Сходил на Берег, поздравил с Днем Победы Александра Михайловича Макарова, полковника в отставке. У полковника прыгала правая рука: он перенес инсульт. «Вот война дала себя знать, — сказал полковник. — Под Сталинградом контузило, я тогда и значения не придал. На тракторе пушку вывозили, как раз готовили прорыв под Илларионовкой. Две мины взорвались. Я в медсанбат сбегал и вернулся в часть. И вот, пожалуйста, инсульт, а потом еще почку вырезали. У меня был выход: лежать кверху пузом дома, ждать, когда смерть придет. Ну, я думаю, когда придет, тогда придет, а я, сколько смогу, еще вот здесь в огороде покопаюсь. Уже посадил, что холодов не боится. Вон чеснок вылез».

Вчера к вечеру вдруг разъяснело, север дул весь день, всю хмарь выдул. Я думал, что наступил тот редкий здесь поворот на «ясно», каковые скрашивали жизнь бедного вепса, а нынче ободряют удрученного дачника. Ночью по Божьей воле образовалась картина Куинджи: на небе Луна с краюхой-ущербиной влево, в зеленовато-серебристом свечении, справа повыше Венера и более не единой звездочки, а внизу дрожание расширяющейся лунной дорожки на Озере. Тот берег черный, наш осиянный — и более ничего постороннего, только это: лунная ночь.
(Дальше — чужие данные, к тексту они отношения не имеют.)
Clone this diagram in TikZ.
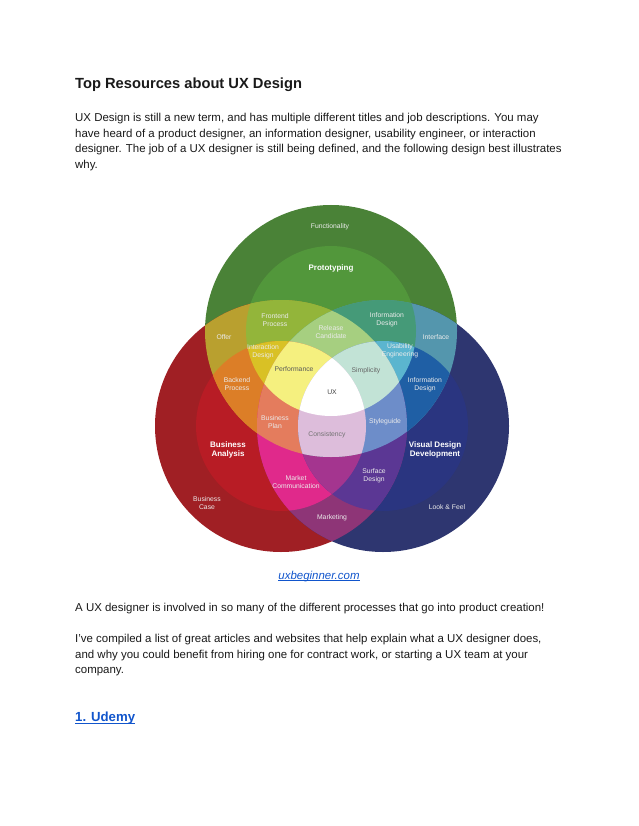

Утром меня разбудила птица, сказала, что солнце взошло. Вышел на волю: от леса с лугов доносилось бормотание тетеревов, как в старые добрые времена, при дедушках: Аксакове, Тургеневе, Пришвине, Соколове-Микитове. И так же куковала кукушка. На небе ни облачка, ничто не предвещало никакого ущерба ясному дню. На Озере лопотали крыльями крохали.

Утром с дачником Львом распутывали сеть, поплыли ставить, тут вдруг небо заволокло, полилось; так и льется. Сейчас на дворе десять вечера. День прошел. Я спал на печке, варил дважды кашу, кипятил в печи чай.

«Горит свечи огарочек…».

Обживаюсь в избе Владимира Соломоновича Бахтина. Моя-то продана, я уж писал про это. В деревне нас трое: я, кооператор Сергей и вот прибыл Лев. У меня пока что, в моем обиходе, две избы. Изба Соломоныча поприютнее бывшей моей, поставлена не совсем лицом к Озеру, а бочком, так что Озеро видно, и солнце заглядывает.